# [Problem to work on]
Each line of the listing that contains the word "matplotlib" is to be copied.

# [Material provided]
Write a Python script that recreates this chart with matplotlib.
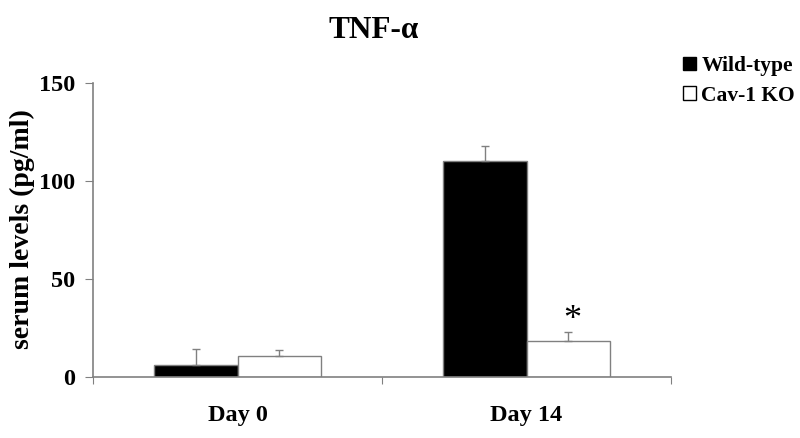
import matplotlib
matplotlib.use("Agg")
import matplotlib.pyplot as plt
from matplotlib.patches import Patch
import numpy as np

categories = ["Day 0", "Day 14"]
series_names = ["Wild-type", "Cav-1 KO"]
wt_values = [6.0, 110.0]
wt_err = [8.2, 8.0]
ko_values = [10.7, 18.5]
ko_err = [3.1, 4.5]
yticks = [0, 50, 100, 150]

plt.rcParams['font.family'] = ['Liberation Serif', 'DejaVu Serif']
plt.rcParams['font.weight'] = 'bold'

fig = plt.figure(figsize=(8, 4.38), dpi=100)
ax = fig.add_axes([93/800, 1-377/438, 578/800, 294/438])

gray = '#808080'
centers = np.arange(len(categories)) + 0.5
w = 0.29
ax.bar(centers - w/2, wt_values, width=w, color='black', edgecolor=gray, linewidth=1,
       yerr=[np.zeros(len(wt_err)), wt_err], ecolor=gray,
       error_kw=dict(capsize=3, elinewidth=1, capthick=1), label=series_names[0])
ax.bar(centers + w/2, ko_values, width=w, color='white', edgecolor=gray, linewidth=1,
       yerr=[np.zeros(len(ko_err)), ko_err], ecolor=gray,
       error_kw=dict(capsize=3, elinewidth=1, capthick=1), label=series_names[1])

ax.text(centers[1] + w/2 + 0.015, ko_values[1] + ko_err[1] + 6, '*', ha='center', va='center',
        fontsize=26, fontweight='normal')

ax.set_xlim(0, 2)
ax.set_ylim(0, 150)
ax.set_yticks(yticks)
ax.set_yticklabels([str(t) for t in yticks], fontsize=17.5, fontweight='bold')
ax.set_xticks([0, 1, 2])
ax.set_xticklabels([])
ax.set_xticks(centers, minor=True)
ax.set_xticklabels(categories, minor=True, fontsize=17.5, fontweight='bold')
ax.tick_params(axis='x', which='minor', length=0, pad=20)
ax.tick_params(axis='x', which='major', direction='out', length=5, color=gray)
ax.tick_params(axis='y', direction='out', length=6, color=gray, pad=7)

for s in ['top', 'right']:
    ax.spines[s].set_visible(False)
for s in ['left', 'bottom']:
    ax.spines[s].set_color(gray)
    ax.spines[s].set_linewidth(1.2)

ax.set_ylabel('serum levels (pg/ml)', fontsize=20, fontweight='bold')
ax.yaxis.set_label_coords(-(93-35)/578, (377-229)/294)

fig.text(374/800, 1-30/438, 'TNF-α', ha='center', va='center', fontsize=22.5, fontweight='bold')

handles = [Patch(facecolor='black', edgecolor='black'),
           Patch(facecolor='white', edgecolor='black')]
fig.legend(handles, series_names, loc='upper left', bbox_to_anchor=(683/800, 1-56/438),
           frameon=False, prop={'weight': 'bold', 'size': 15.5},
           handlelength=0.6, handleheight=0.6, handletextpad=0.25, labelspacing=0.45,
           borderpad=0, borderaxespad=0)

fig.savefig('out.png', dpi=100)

# [Answer below]
Write a Python script that recreates this chart with matplotlib.
import matplotlib
matplotlib.use("Agg")
import matplotlib.pyplot as plt
from matplotlib.patches import Patch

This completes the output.